Especially since I was looking for five tickets, flexibility was key. If you have fewer people in your party, you’ll probably have even more options than we did. Also, the sooner you pick your flights the better, as they do tend to fill up. Our last trip was during their off season (November), but this trip is in January/February, so right during the busy time of year, which meant we needed to plan farther in advance.
If you are a bit flexible on which island you want to visit, or if you can leave and return mid week, you should have a number of options to choose from. My suggestion would be to find at least two different itineraries you’re willing to book in case one is no longer available by the time you call to reserve them. I’m so glad I did this because one itinerary only had four seats left when I called, so it no longer worked for us.

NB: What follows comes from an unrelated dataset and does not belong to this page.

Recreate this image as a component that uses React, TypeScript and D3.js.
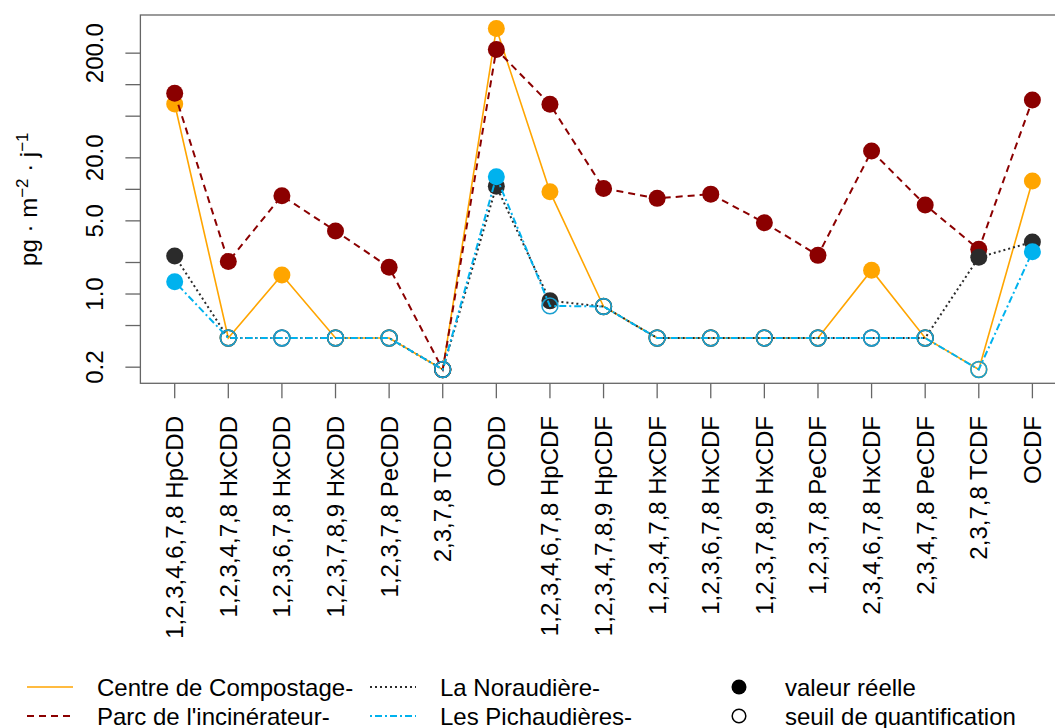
import React from "react";
import * as d3 from "d3";

const categories = [
  "1,2,3,4,6,7,8 HpCDD",
  "1,2,3,4,7,8 HxCDD",
  "1,2,3,6,7,8 HxCDD",
  "1,2,3,7,8,9 HxCDD",
  "1,2,3,7,8 PeCDD",
  "2,3,7,8 TCDD",
  "OCDD",
  "1,2,3,4,6,7,8 HpCDF",
  "1,2,3,4,7,8,9 HpCDF",
  "1,2,3,4,7,8 HxCDF",
  "1,2,3,6,7,8 HxCDF",
  "1,2,3,7,8,9 HxCDF",
  "1,2,3,7,8 PeCDF",
  "2,3,4,6,7,8 HxCDF",
  "2,3,4,7,8 PeCDF",
  "2,3,7,8 TCDF",
  "OCDF",
];

// values (pg.m-2.j-1); "real" flags: 1 = valeur réelle, 0 = seuil de quantification
const compostValues = [65.3, 0.38, 1.52, 0.38, 0.38, 0.19, 344, 9.5, 0.76, 0.38, 0.38, 0.38, 0.38, 1.69, 0.38, 0.19, 12.0];
const compostReal = [1, 0, 1, 0, 0, 0, 1, 1, 0, 0, 0, 0, 0, 1, 0, 0, 1];
const parcValues = [82.6, 2.04, 8.7, 4.0, 1.8, 0.19, 217, 65, 10.2, 8.2, 9.0, 4.8, 2.34, 23.2, 7.1, 2.67, 71.3];
const parcReal = [1, 1, 1, 1, 1, 0, 1, 1, 1, 1, 1, 1, 1, 1, 1, 1, 1];
const noraudiereValues = [2.31, 0.38, 0.38, 0.38, 0.38, 0.19, 10.7, 0.86, 0.76, 0.38, 0.38, 0.38, 0.38, 0.38, 0.38, 2.24, 3.14];
const noraudiereReal = [1, 0, 0, 0, 0, 0, 1, 1, 0, 0, 0, 0, 0, 0, 0, 1, 1];
const pichaudieresValues = [1.31, 0.38, 0.38, 0.38, 0.38, 0.19, 13.2, 0.77, 0.76, 0.38, 0.38, 0.38, 0.38, 0.38, 0.38, 0.19, 2.54];
const pichaudieresReal = [1, 0, 0, 0, 0, 0, 1, 0, 0, 0, 0, 0, 0, 0, 0, 0, 1];

const seriesNames = ["Centre de Compostage-", "Parc de l'incinérateur-", "La Noraudière-", "Les Pichaudières-"];

const yTicks = [0.2, 0.5, 1, 2, 5, 10, 20, 50, 100, 200];
const yTickLabels = ["0.2", "", "1.0", "", "5.0", "", "20.0", "", "", "200.0"];

const FONT = "'Liberation Sans', Arial, Helvetica, sans-serif";

const series = [
  { name: seriesNames[0], values: compostValues, real: compostReal, color: "#FFA500", open: "#FFA500", dash: "none", width: 1.6 },
  { name: seriesNames[1], values: parcValues, real: parcReal, color: "#8B0000", open: "#8B0000", dash: "7,5", width: 2 },
  { name: seriesNames[2], values: noraudiereValues, real: noraudiereReal, color: "#2B2B2B", open: "#2B2B2B", dash: "2,3", width: 2 },
  { name: seriesNames[3], values: pichaudieresValues, real: pichaudieresReal, color: "#00B2EE", open: "#1A9FD0", dash: "2,3,7,3", width: 2 },
];

export default function App() {
  const W = 1055;
  const H = 728;
  const x = d3.scaleLinear().domain([0, 16]).range([174.7, 1032.4]);
  const y = d3.scaleLog().domain([0.1403, 463]).range([383.3, 15]);
  const left = x(-0.64);
  const right = x(16.64);
  const top = 15;
  const bottom = 383.3;
  const line = d3
    .line<number>()
    .x((_, i) => x(i))
    .y((d) => y(d));
  const r = 8.5;

  return (
    <svg width={W} height={H} style={{ position: "absolute", left: 0, top: 0, background: "#fff" }}>
      {/* box */}
      <rect x={left} y={top} width={right - left} height={bottom - top} fill="none" stroke="#666" strokeWidth={1.3} />
      {/* y axis ticks */}
      {yTicks.map((t, i) => (
        <g key={"yt" + i}>
          <line x1={left - 15} x2={left} y1={y(t)} y2={y(t)} stroke="#666" strokeWidth={1.3} />
          {yTickLabels[i] && (
            <text
              transform={`translate(${left - 37},${y(t)}) rotate(-90)`}
              textAnchor="middle"
              fontFamily={FONT}
              fontSize={24}
              fill="#000"
            >
              {yTickLabels[i]}
            </text>
          )}
        </g>
      ))}
      {/* y title */}
      <text transform={`translate(37,${(top + bottom) / 2}) rotate(-90)`} textAnchor="middle" fontFamily={FONT} fontSize={24} fill="#000">
        <tspan>pg · m</tspan>
        <tspan dy={-9} fontSize={17}>−2</tspan>
        <tspan dy={9}> · j</tspan>
        <tspan dy={-9} fontSize={17}>−1</tspan>
      </text>
      {/* x axis ticks and labels */}
      {categories.map((c, i) => (
        <g key={"xt" + i}>
          <line x1={x(i)} x2={x(i)} y1={bottom} y2={bottom + 15} stroke="#666" strokeWidth={1.3} />
          <text
            transform={`translate(${x(i) + 8.5},${416}) rotate(-90)`}
            textAnchor="end"
            fontFamily={FONT}
            fontSize={24}
            fill="#000"
          >
            {c}
          </text>
        </g>
      ))}
      {/* series */}
      {series.map((s, si) => (
        <g key={"s" + si}>
          <path d={line(s.values) || ""} fill="none" stroke={s.color} strokeWidth={s.width} strokeDasharray={s.dash} />
          {s.values.map((v, i) =>
            s.real[i] ? (
              <circle key={i} cx={x(i)} cy={y(v)} r={r} fill={s.color} />
            ) : (
              <circle key={i} cx={x(i)} cy={y(v)} r={r - 0.6} fill="none" stroke={s.open} strokeWidth={1.6} />
            )
          )}
        </g>
      ))}
      {/* legend */}
      {series.map((s, si) => {
        const col = si < 2 ? 0 : 1;
        const row = si % 2;
        const lx = col === 0 ? 27 : 370;
        const ly = row === 0 ? 687 : 716;
        return (
          <g key={"lg" + si}>
            <line x1={lx} x2={lx + 46} y1={ly} y2={ly} stroke={s.color} strokeWidth={s.width} strokeDasharray={s.dash} />
            <text x={lx + 70} y={ly + 8.5} fontFamily={FONT} fontSize={24} fill="#000">
              {s.name}
            </text>
          </g>
        );
      })}
      <circle cx={739} cy={687} r={7.5} fill="#000" />
      <text x={785} y={695.5} fontFamily={FONT} fontSize={24} fill="#000">valeur réelle</text>
      <circle cx={739} cy={716} r={6.8} fill="none" stroke="#000" strokeWidth={1.5} />
      <text x={785} y={724.5} fontFamily={FONT} fontSize={24} fill="#000">seuil de quantification</text>
    </svg>
  );
}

Step 4: Transfer Your Ultimate Rewards Points To Avios
Once you know that there is an itinerary that works for you, hop onto the Chase Ultimate Rewards portal and transfer the points you need to British Airways. If you haven’t done this before, log into your account at Chase.com, click on Ultimate Rewards, and then “Transfer to Partners.”
Click British Airways, fill in your British Airways Executive Club name and number, and transfer points. (Make sure you are ABSOLUTELY ready to use the points, because they can’t be be transferred back to Chase once you’ve moved them).

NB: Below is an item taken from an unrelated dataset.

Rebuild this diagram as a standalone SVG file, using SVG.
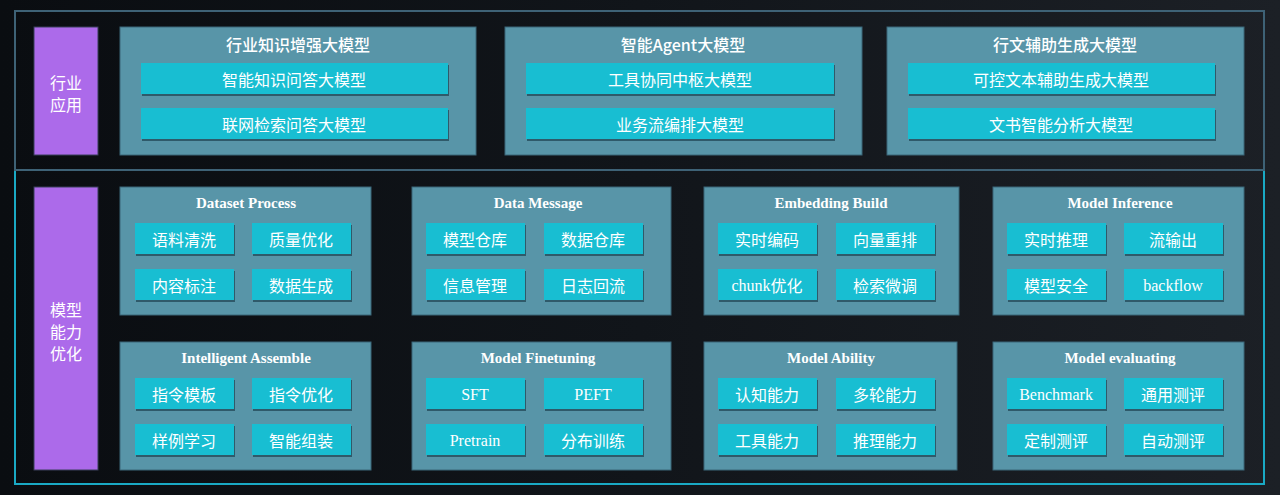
<svg xmlns="http://www.w3.org/2000/svg" width="1280" height="495" viewBox="0 0 1280 495">
<defs>
<linearGradient id="bg" x1="0" y1="0" x2="1" y2="0">
<stop offset="0" stop-color="#0a0d11"/>
<stop offset="0.5" stop-color="#11151a"/>
<stop offset="1" stop-color="#1c2026"/>
</linearGradient>
</defs>
<style>
.side{fill:#ac6aea;stroke:#3b3f5a;stroke-width:1}
.panel{fill:#5895a8;stroke:#3a6678;stroke-width:1}
.box{fill:#18bed2}
.shadow{fill:#2f5a6a}
.t{fill:#ffffff;font-family:"Liberation Serif","Noto Sans CJK SC",serif;text-anchor:middle;dominant-baseline:central}
.cn{font-family:"Noto Sans CJK SC",sans-serif;font-size:16px}
.en{font-family:"Liberation Serif","Noto Sans CJK SC",serif;font-size:16px}
.title{font-size:16px;font-weight:500}
.stitle{font-size:15px;font-weight:bold;font-family:"Liberation Serif",serif}
</style>
<rect x="0" y="0" width="1280" height="495" fill="url(#bg)"/>
<g id="frames">
<rect x="15" y="170" width="1249" height="314" fill="none" stroke="#1aa9c4" stroke-width="2"/>
<rect x="15" y="11" width="1249" height="159" fill="none" stroke="#3e6276" stroke-width="2"/>
</g>
<g id="side-app">
<rect class="side" x="34" y="27" width="64" height="128"/>
<text class="t cn" x="66" y="82">行业</text>
<text class="t cn" x="66" y="104">应用</text>
</g>
<g id="side-model">
<rect class="side" x="34" y="187" width="64" height="283"/>
<text class="t cn" x="66" y="309">模型</text>
<text class="t cn" x="66" y="331">能力</text>
<text class="t cn" x="66" y="353">优化</text>
</g>
<g id="app1">
<rect class="panel" x="120" y="27" width="356" height="128"/>
<text class="t cn title" x="298" y="44">行业知识增强大模型</text>
<rect class="shadow" x="142" y="65" width="307" height="31"/>
<rect class="box" x="141" y="63" width="307" height="31"/>
<text class="t cn" x="294" y="79">智能知识问答大模型</text>
<rect class="shadow" x="142" y="110" width="307" height="31"/>
<rect class="box" x="141" y="108" width="307" height="31"/>
<text class="t cn" x="294" y="124">联网检索问答大模型</text>
</g>
<g id="app2">
<rect class="panel" x="505" y="27" width="357" height="128"/>
<text class="t cn title" x="683" y="44">智能Agent大模型</text>
<rect class="shadow" x="527" y="65" width="308" height="31"/>
<rect class="box" x="526" y="63" width="308" height="31"/>
<text class="t cn" x="680" y="79">工具协同中枢大模型</text>
<rect class="shadow" x="527" y="110" width="308" height="31"/>
<rect class="box" x="526" y="108" width="308" height="31"/>
<text class="t cn" x="680" y="124">业务流编排大模型</text>
</g>
<g id="app3">
<rect class="panel" x="887" y="27" width="357" height="128"/>
<text class="t cn title" x="1065" y="44">行文辅助生成大模型</text>
<rect class="shadow" x="909" y="65" width="307" height="31"/>
<rect class="box" x="908" y="63" width="307" height="31"/>
<text class="t cn" x="1061" y="79">可控文本辅助生成大模型</text>
<rect class="shadow" x="909" y="110" width="307" height="31"/>
<rect class="box" x="908" y="108" width="307" height="31"/>
<text class="t cn" x="1061" y="124">文书智能分析大模型</text>
</g>
<g id="dataset-process">
<rect class="panel" x="120" y="187" width="251" height="128"/>
<text class="t stitle" x="246" y="203">Dataset Process</text>
<rect class="shadow" x="136" y="225" width="99" height="31"/><rect class="box" x="135" y="223" width="99" height="31"/>
<text class="t cn" x="184" y="239">语料清洗</text>
<rect class="shadow" x="253" y="225" width="99" height="31"/><rect class="box" x="252" y="223" width="99" height="31"/>
<text class="t cn" x="301" y="239">质量优化</text>
<rect class="shadow" x="136" y="271" width="99" height="31"/><rect class="box" x="135" y="269" width="99" height="31"/>
<text class="t cn" x="184" y="285">内容标注</text>
<rect class="shadow" x="253" y="271" width="99" height="31"/><rect class="box" x="252" y="269" width="99" height="31"/>
<text class="t cn" x="301" y="285">数据生成</text>
</g>
<g id="data-message">
<rect class="panel" x="412" y="187" width="259" height="128"/>
<text class="t stitle" x="538" y="203">Data Message</text>
<rect class="shadow" x="427" y="225" width="99" height="31"/><rect class="box" x="426" y="223" width="99" height="31"/>
<text class="t cn" x="475" y="239">模型仓库</text>
<rect class="shadow" x="545" y="225" width="99" height="31"/><rect class="box" x="544" y="223" width="99" height="31"/>
<text class="t cn" x="593" y="239">数据仓库</text>
<rect class="shadow" x="427" y="271" width="99" height="31"/><rect class="box" x="426" y="269" width="99" height="31"/>
<text class="t cn" x="475" y="285">信息管理</text>
<rect class="shadow" x="545" y="271" width="99" height="31"/><rect class="box" x="544" y="269" width="99" height="31"/>
<text class="t cn" x="593" y="285">日志回流</text>
</g>
<g id="embedding-build">
<rect class="panel" x="704" y="187" width="255" height="128"/>
<text class="t stitle" x="831" y="203">Embedding Build</text>
<rect class="shadow" x="719" y="225" width="99" height="31"/><rect class="box" x="718" y="223" width="99" height="31"/>
<text class="t cn" x="767" y="239">实时编码</text>
<rect class="shadow" x="837" y="225" width="99" height="31"/><rect class="box" x="836" y="223" width="99" height="31"/>
<text class="t cn" x="885" y="239">向量重排</text>
<rect class="shadow" x="719" y="271" width="99" height="31"/><rect class="box" x="718" y="269" width="99" height="31"/>
<text class="t en" x="767" y="285">chunk<tspan font-family="Noto Sans CJK SC, sans-serif">优化</tspan></text>
<rect class="shadow" x="837" y="271" width="99" height="31"/><rect class="box" x="836" y="269" width="99" height="31"/>
<text class="t cn" x="885" y="285">检索微调</text>
</g>
<g id="model-inference">
<rect class="panel" x="993" y="187" width="251" height="128"/>
<text class="t stitle" x="1120" y="203">Model Inference</text>
<rect class="shadow" x="1008" y="225" width="99" height="31"/><rect class="box" x="1007" y="223" width="99" height="31"/>
<text class="t cn" x="1056" y="239">实时推理</text>
<rect class="shadow" x="1125" y="225" width="99" height="31"/><rect class="box" x="1124" y="223" width="99" height="31"/>
<text class="t cn" x="1173" y="239">流输出</text>
<rect class="shadow" x="1008" y="271" width="99" height="31"/><rect class="box" x="1007" y="269" width="99" height="31"/>
<text class="t cn" x="1056" y="285">模型安全</text>
<rect class="shadow" x="1125" y="271" width="99" height="31"/><rect class="box" x="1124" y="269" width="99" height="31"/>
<text class="t en" x="1173" y="285">backflow</text>
</g>
<g id="intelligent-assemble">
<rect class="panel" x="120" y="342" width="251" height="128"/>
<text class="t stitle" x="246" y="358">Intelligent Assemble</text>
<rect class="shadow" x="136" y="380" width="99" height="31"/><rect class="box" x="135" y="378" width="99" height="31"/>
<text class="t cn" x="184" y="394">指令模板</text>
<rect class="shadow" x="253" y="380" width="99" height="31"/><rect class="box" x="252" y="378" width="99" height="31"/>
<text class="t cn" x="301" y="394">指令优化</text>
<rect class="shadow" x="136" y="426" width="99" height="31"/><rect class="box" x="135" y="424" width="99" height="31"/>
<text class="t cn" x="184" y="440">样例学习</text>
<rect class="shadow" x="253" y="426" width="99" height="31"/><rect class="box" x="252" y="424" width="99" height="31"/>
<text class="t cn" x="301" y="440">智能组装</text>
</g>
<g id="model-finetuning">
<rect class="panel" x="412" y="342" width="259" height="128"/>
<text class="t stitle" x="538" y="358">Model Finetuning</text>
<rect class="shadow" x="427" y="380" width="99" height="31"/><rect class="box" x="426" y="378" width="99" height="31"/>
<text class="t en" x="475" y="394">SFT</text>
<rect class="shadow" x="545" y="380" width="99" height="31"/><rect class="box" x="544" y="378" width="99" height="31"/>
<text class="t en" x="593" y="394">PEFT</text>
<rect class="shadow" x="427" y="426" width="99" height="31"/><rect class="box" x="426" y="424" width="99" height="31"/>
<text class="t en" x="475" y="440">Pretrain</text>
<rect class="shadow" x="545" y="426" width="99" height="31"/><rect class="box" x="544" y="424" width="99" height="31"/>
<text class="t cn" x="593" y="440">分布训练</text>
</g>
<g id="model-ability">
<rect class="panel" x="704" y="342" width="253" height="128"/>
<text class="t stitle" x="831" y="358">Model Ability</text>
<rect class="shadow" x="719" y="380" width="99" height="31"/><rect class="box" x="718" y="378" width="99" height="31"/>
<text class="t cn" x="767" y="394">认知能力</text>
<rect class="shadow" x="837" y="380" width="99" height="31"/><rect class="box" x="836" y="378" width="99" height="31"/>
<text class="t cn" x="885" y="394">多轮能力</text>
<rect class="shadow" x="719" y="426" width="99" height="31"/><rect class="box" x="718" y="424" width="99" height="31"/>
<text class="t cn" x="767" y="440">工具能力</text>
<rect class="shadow" x="837" y="426" width="99" height="31"/><rect class="box" x="836" y="424" width="99" height="31"/>
<text class="t cn" x="885" y="440">推理能力</text>
</g>
<g id="model-evaluating">
<rect class="panel" x="993" y="342" width="251" height="128"/>
<text class="t stitle" x="1120" y="358">Model evaluating</text>
<rect class="shadow" x="1008" y="380" width="99" height="31"/><rect class="box" x="1007" y="378" width="99" height="31"/>
<text class="t en" x="1056" y="394">Benchmark</text>
<rect class="shadow" x="1125" y="380" width="99" height="31"/><rect class="box" x="1124" y="378" width="99" height="31"/>
<text class="t cn" x="1173" y="394">通用测评</text>
<rect class="shadow" x="1008" y="426" width="99" height="31"/><rect class="box" x="1007" y="424" width="99" height="31"/>
<text class="t cn" x="1056" y="440">定制测评</text>
<rect class="shadow" x="1125" y="426" width="99" height="31"/><rect class="box" x="1124" y="424" width="99" height="31"/>
<text class="t cn" x="1173" y="440">自动测评</text>
</g>
<g id="connectors"></g>
</svg>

Step 5: Call British Airways and book the flights over the phone
Once you have your flights picked out and points transferred to British Airways Avios points, call British Airways at 800-452-1201 and let them know that you want to book a flight on Alaska Airlines. You will need to have the names and birth dates of all people flying, so have those ready.

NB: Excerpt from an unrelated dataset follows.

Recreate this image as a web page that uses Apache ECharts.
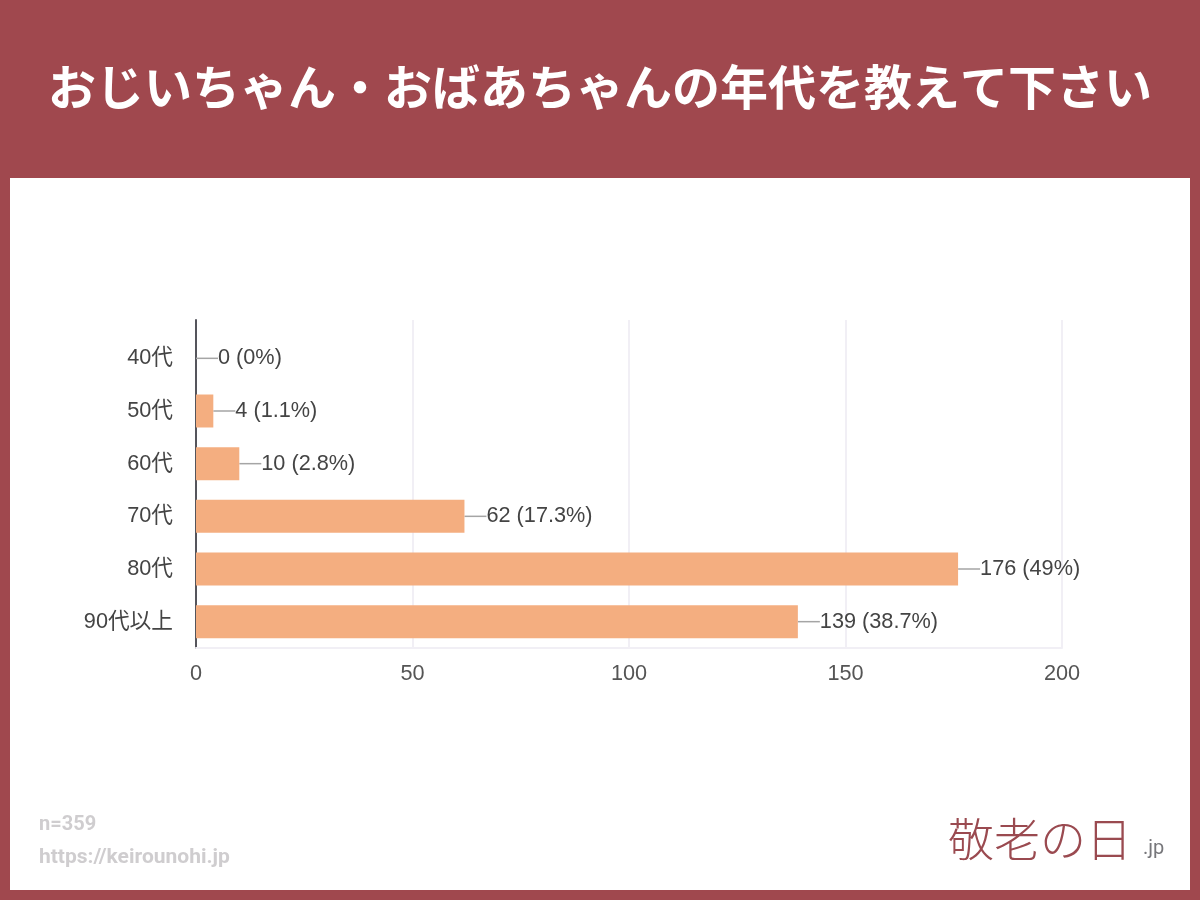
<!DOCTYPE html>
<html>
<head>
<meta charset="utf-8">
<style>html,body{margin:0;padding:0;background:#a0484e}#chart{width:1200px;height:900px}</style>
<script src="https://cdn.jsdelivr.net/npm/echarts@6/dist/echarts.min.js"></script>
</head>
<body>
<div id="chart"></div>
<script>
var categories = ['40代', '50代', '60代', '70代', '80代', '90代以上'];
var counts = [0, 4, 10, 62, 176, 139];
var percents = ['0%', '1.1%', '2.8%', '17.3%', '49%', '38.7%'];
var xTicks = [0, 50, 100, 150, 200];
var titleText = 'おじいちゃん・おばあちゃんの年代を教えて下さい';

var chart = echarts.init(document.getElementById('chart'));
var jpFont = '"Noto Sans CJK JP", sans-serif';
var latinFont = 'Arial, "Liberation Sans", "Noto Sans CJK JP", sans-serif';
var gridColor = '#f1eff5';

var option = {
    animation: false,
    backgroundColor: '#a0484e',
    title: {
        text: titleText,
        left: 48,
        top: 58,
        padding: 0,
        textStyle: {color: '#ffffff', fontFamily: jpFont, fontSize: 48, fontWeight: 'bold', lineHeight: 58}
    },
    graphic: [
        {type: 'rect', z: -1, shape: {x: 10, y: 178, width: 1180, height: 712}, style: {fill: '#ffffff'}},
        {type: 'text', x: 39, y: 815, style: {text: 'n=359', fill: '#cfcdcf', font: 'bold 20px Roboto'}},
        {type: 'text', x: 39, y: 847, style: {text: 'https://keirounohi.jp', fill: '#cfcdcf', font: 'bold 21px Roboto'}},
        {type: 'text', x: 948, y: 816, style: {text: '敬老の日', fill: '#9a4a50', font: '300 46px ' + jpFont}},
        {type: 'text', x: 1143, y: 839, style: {text: '.jp', fill: '#77777b', font: '20px Roboto'}}
    ],
    grid: [
        {left: 196, width: 866, top: 332, height: 316},
        {left: 196, width: 866, top: 320, height: 12}
    ],
    xAxis: [
        {
            type: 'value', gridIndex: 0, min: xTicks[0], max: xTicks[xTicks.length - 1], interval: 50,
            axisLine: {show: true, lineStyle: {color: gridColor, width: 2}},
            axisTick: {show: false},
            axisLabel: {color: '#555555', fontFamily: latinFont, fontSize: 21.7, margin: 15},
            splitLine: {show: true, lineStyle: {color: gridColor, width: 2}}
        },
        {
            type: 'value', gridIndex: 1, min: xTicks[0], max: xTicks[xTicks.length - 1], interval: 50,
            axisLine: {show: false}, axisTick: {show: false}, axisLabel: {show: false},
            splitLine: {show: true, lineStyle: {color: gridColor, width: 2}}
        }
    ],
    yAxis: [
        {
            type: 'category', gridIndex: 0, inverse: true, data: categories,
            axisLine: {show: true, lineStyle: {color: '#55555c', width: 2}},
            axisTick: {show: false},
            axisLabel: {color: '#444444', fontFamily: latinFont, fontSize: 21.7, margin: 23}
        },
        {
            type: 'category', gridIndex: 1, data: [''],
            axisLine: {show: true, lineStyle: {color: '#55555c', width: 2}},
            axisTick: {show: false}, axisLabel: {show: false}
        }
    ],
    series: [{
        type: 'bar',
        xAxisIndex: 0,
        yAxisIndex: 0,
        data: counts,
        barWidth: 33,
        itemStyle: {color: '#f4ae80'},
        label: {
            show: true,
            position: 'right',
            distance: 0,
            color: '#444444',
            fontFamily: latinFont,
            fontSize: 21.7,
            formatter: function (p) {
                return counts[p.dataIndex] + ' (' + percents[p.dataIndex] + ')';
            }
        },
        labelLayout: {dx: 22},
        labelLine: {show: true, lineStyle: {color: '#a5a5a5', width: 1.5}}
    }]
};
chart.setOption(option);
</script>
</body>
</html>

They will ask you for the dates you want to fly, and then they will confirm the number of points it will take to make the trip (just 25,000!) and then they will book your flights and send a confirmation to your email just like any other plane ticket purchase.
I read online while initially doing this research that they charge a fee to book flights over the phone, but I wasn’t charged one. If they do for whatever reason quote you a ticket booking fee, let them know that you don’t have a choice to book Alaska Airlines flights any other way, and they *should* waive it. I have to say that I was quite impressed with the level of service I received through their online booking agents, which is always very much appreciated.
Step 6: Find Your Tickets In Your Email Inbox And Start Planning Your Trip!
You’re done! At this point, I was feeling like a total travel hacking rockstar for pulling off the steps required to book the flights. While maybe not the most complicated thing ever, it was definitely more involved than what other sites made it out to be. That said, the miles needed for this trip was only 25,000 points per person – AND direct flights – which is well less than the points that it took to fly us to Hawaii the last time. Better yet, we get to fly on Alaska Airlines, which is hands down my favorite airline to travel on, but they don’t have any ways to rack up a ton of miles beyond their one sign up bonus for their card and then regular spending. By being able to use Chase points created from new credit card sign ups, suddenly more Alaska Airlines trips are open to us in the future, which is amazing.
And there you have it. The full run down, beginner’s guide to how to use Chase Sapphire Preferred sign up bonuses to cover flights to Hawaii. And if you happen to head to the Big Island like us, here are my top ten free things to do there and general budget Hawaii tips to keep the total cost of the trip to a minimum. Once you arrive in Hawaii, the vacation doesn’t have to cost a ton, and now here’s a way to take away the big price tag of getting there in the future.
Have you used Chase points for great redemptions before? Where should we look for our next trip?